Meclis üyesi olduğumuz dönemde yaşadığımız bir olayı unutmuyorum. Eskişehir Osmangazi Üniversitesi arsasının kamulaştırılması ve meclisin elinden geçmesi gerekiyordu. Biz azınlıktayız, ben grup sözcüsüyüm, grup başkan vekiliyim. Belediyede toplantı yapıldı Yılmaz Büyükerşen o zaman akademinin reisiydi, rektörlük yoktu reislik vardı.

Selami Vardar belediye başkanı, Niyazi Önal o zaman milletvekili, Cahit Aktaş İl Başkanıydı. Fahrettin Şengör Adalet Parti’den belediye meclisine girdi.Kanunda boşluk bularak istifasını kabul etmedik. Sonra Fahrettin Şengör bizimle zaman zaman oy kullandı.

 O şekilde çoğunluğu sağlıyoruz, yani ortada böyle kritik bir durum var. Hiç dillendirmeden geçirmemiz lazım çünkü dillendirilirse spekülasyonlar yapılacak. Ben grup adına konuşmayı yaptım. Kararı geçirdik, sonra ortalık karıştı. Bugün yine olsa yine yaparız. Ancak orada belediye meclisi üyeleri olarak bizim bir hatamız oldu. Oranın imara açılmaması gerekirdi, çok geniş bir tarım alanıydı. Atatürk Bulvarı, Vişnelik özellikle. Her türlü sebze meyve yetişiyordu. Selami Bey zaten maddi hesaplara tenezzül edecek biri değildi, tamamen iyi niyetten oldu. O günahta biz de varız yani. Daha sonra ön seçimle 1. sırada girdik Odunpazarı Belediyesi’ne, meclis üyeliğine aday olduk, barajı aşamadık. Bir sonraki dönem Tepebaşı’nda Murat Bey çok ısrar etti, biz artık bizden geçti dedik ama yine 1. sıraya yazdılar, orada da yine barajı geçemedik. Barajı geçemedik değil de seçime giremedik. O zaman Tepebaşının 1. sıradaki adayıydım ben. Öylelikle meclis defterini kapattık…

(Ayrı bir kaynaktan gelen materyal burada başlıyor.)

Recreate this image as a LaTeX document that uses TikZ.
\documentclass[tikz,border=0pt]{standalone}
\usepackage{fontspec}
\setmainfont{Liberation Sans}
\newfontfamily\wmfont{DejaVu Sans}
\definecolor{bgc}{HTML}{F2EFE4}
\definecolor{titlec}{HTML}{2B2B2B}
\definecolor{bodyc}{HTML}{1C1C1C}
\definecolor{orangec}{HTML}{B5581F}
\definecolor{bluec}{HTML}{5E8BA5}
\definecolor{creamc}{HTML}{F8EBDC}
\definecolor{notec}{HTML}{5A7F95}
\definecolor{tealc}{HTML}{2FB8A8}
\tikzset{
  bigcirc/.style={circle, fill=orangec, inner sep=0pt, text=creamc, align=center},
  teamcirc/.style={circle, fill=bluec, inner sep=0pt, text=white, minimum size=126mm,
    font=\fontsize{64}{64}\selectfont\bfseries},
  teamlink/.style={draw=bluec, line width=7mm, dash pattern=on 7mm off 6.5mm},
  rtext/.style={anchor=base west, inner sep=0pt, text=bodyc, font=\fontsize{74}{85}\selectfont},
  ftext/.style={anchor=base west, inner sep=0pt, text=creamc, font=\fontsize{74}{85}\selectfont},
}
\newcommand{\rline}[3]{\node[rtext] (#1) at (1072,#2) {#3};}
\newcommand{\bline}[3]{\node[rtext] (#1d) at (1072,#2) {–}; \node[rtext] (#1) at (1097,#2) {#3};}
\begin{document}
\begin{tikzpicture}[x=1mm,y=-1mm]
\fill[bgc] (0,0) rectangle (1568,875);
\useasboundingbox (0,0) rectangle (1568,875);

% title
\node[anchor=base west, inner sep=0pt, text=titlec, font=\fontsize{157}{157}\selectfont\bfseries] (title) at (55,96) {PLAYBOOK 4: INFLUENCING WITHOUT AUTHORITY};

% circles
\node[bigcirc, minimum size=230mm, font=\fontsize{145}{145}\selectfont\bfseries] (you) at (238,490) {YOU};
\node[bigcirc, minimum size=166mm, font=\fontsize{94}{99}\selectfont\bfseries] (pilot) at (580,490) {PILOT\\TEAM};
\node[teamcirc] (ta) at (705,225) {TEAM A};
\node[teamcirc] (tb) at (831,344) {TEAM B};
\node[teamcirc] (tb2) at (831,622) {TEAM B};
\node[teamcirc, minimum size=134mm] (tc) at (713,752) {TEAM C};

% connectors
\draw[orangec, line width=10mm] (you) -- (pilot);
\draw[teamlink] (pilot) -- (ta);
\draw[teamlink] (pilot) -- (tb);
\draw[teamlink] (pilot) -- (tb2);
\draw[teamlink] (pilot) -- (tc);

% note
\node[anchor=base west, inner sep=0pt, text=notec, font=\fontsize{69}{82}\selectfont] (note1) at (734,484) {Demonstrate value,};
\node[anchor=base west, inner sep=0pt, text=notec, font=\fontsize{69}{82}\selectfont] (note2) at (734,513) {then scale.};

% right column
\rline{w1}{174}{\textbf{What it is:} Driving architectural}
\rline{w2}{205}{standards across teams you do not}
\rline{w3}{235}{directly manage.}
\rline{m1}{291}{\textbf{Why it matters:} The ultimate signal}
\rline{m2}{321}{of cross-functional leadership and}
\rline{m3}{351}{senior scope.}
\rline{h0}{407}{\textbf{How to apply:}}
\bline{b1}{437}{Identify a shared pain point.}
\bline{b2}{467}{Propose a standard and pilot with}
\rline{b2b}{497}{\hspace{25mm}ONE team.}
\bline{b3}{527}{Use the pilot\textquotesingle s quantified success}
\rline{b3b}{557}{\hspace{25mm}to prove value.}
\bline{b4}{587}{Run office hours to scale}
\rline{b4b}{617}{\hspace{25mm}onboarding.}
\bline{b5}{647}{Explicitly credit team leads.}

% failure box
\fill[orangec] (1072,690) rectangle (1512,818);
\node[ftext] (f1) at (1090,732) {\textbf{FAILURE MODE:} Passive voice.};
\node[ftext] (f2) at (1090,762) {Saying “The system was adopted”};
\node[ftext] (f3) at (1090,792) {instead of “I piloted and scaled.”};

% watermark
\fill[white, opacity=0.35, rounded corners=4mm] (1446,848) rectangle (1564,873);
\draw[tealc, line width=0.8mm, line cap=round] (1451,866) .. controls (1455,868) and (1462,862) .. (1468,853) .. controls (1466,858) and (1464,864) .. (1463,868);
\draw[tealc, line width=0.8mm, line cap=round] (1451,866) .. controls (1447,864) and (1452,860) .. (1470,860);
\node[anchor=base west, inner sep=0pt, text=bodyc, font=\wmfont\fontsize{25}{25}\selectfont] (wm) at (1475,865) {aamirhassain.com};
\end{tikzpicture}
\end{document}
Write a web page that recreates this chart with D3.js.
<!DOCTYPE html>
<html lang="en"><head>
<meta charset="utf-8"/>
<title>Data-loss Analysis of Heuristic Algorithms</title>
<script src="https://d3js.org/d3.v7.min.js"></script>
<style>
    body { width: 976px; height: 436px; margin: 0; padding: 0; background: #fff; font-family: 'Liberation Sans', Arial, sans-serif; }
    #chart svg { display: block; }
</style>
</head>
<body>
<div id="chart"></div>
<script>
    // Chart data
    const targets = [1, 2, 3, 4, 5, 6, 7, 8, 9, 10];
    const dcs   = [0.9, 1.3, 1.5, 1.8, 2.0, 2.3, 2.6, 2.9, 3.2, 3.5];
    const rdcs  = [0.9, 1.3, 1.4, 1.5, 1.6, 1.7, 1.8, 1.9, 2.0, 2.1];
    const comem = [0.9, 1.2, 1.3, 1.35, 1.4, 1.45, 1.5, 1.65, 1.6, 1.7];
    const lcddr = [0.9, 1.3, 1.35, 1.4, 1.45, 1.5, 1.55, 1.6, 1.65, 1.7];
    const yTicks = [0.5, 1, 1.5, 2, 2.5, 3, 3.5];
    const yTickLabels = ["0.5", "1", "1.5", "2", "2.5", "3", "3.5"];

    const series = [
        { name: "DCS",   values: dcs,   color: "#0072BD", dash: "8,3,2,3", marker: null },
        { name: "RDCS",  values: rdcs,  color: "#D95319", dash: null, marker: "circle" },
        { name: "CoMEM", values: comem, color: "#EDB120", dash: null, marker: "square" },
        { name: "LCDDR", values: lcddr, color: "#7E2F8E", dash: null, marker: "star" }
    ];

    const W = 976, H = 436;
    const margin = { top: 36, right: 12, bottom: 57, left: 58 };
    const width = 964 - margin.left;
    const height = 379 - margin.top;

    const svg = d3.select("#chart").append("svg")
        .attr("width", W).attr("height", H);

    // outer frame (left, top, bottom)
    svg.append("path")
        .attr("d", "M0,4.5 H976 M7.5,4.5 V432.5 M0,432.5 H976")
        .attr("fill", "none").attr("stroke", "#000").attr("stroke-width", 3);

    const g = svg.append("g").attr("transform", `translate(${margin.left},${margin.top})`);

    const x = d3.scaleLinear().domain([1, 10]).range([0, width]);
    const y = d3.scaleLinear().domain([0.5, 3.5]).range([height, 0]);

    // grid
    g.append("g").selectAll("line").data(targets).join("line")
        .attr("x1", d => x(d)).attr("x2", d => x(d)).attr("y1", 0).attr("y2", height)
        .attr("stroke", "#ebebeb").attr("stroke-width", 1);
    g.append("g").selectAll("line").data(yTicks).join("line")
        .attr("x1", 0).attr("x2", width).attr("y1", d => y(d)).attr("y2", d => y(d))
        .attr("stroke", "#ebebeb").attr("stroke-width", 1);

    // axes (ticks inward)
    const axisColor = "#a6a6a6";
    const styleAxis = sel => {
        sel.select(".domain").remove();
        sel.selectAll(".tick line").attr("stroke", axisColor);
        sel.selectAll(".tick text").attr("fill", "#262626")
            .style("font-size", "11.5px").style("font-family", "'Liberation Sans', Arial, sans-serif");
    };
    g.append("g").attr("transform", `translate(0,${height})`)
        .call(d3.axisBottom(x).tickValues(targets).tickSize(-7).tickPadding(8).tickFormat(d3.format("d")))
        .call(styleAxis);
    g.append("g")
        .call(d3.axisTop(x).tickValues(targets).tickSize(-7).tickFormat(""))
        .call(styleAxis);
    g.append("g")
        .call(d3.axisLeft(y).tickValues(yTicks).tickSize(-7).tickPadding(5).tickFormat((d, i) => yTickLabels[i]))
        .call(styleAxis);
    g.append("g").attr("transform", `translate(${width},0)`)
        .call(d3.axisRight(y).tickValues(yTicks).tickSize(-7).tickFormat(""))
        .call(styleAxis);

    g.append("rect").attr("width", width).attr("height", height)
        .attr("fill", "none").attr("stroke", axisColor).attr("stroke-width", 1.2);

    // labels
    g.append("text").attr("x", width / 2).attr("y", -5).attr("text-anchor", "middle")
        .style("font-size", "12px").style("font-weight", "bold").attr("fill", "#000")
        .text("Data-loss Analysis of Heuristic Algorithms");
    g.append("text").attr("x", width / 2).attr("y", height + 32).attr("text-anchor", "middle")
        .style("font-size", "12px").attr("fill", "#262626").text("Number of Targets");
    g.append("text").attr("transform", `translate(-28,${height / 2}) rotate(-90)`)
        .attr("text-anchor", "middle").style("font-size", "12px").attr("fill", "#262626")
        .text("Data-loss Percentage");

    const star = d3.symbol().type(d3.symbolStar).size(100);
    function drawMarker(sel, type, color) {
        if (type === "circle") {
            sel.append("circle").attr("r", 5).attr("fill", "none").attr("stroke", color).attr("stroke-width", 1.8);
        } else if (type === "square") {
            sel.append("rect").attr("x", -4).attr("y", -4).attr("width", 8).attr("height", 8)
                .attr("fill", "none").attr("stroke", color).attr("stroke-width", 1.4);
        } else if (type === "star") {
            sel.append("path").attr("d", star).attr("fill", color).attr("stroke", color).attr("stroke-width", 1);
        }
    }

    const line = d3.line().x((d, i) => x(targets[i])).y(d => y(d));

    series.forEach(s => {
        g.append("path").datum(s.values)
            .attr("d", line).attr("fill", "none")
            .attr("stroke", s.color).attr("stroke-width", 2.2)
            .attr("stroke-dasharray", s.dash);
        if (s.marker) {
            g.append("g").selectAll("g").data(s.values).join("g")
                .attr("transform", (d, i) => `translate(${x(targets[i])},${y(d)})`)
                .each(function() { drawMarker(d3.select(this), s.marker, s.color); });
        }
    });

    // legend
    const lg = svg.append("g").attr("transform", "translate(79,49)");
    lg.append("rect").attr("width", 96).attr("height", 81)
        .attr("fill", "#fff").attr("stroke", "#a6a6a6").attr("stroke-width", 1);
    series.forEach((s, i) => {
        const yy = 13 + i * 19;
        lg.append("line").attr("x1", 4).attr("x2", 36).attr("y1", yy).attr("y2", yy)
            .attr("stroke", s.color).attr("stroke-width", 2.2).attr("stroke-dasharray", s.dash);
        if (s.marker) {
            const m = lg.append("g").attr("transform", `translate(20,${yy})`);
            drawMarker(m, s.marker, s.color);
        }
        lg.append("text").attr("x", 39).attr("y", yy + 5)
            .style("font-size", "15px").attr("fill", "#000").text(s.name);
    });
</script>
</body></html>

Son olarak Süder Düğün Salonu’nu açtınız açma fikri nasıl oluştu?

 Ben kendim küçük esnaflıktan başlamak üzere kendi işimi, projemi kurgulayarak döndüm Eskişehir’e. Partideki büyüklerimiz beni makamlara tayinimi yaptırmak istediler ama ben istemedim çünkü kendimce kırılmıştım ama küsmemiştim. Ben de o dönem bir arayış içerisindeydim. Market türü bir şey açmak için kendime bir yer bakıyordum. Bir arkadaşım bu arada dedi ki “Burada Sosyal Sigortalar Kurumu’nun düğün salonu ihalesi var, oranın yakıt maddesi var, herkes korkuyor. Sen bunu halledersin, senin çevren var. Hatta birlikte girelim ortak olalım.” dedi. Ben de “Düğün salonu benim hayalim değil.” dedim ve gittik. İkisini bir arada yapabilmemiz için Ankara’dan onay gerekiyormuş, Ankara’da da bir iki girişimimiz oldu ve ihaleyi aldım, diğer arkadaşlar ise vazgeçtiler.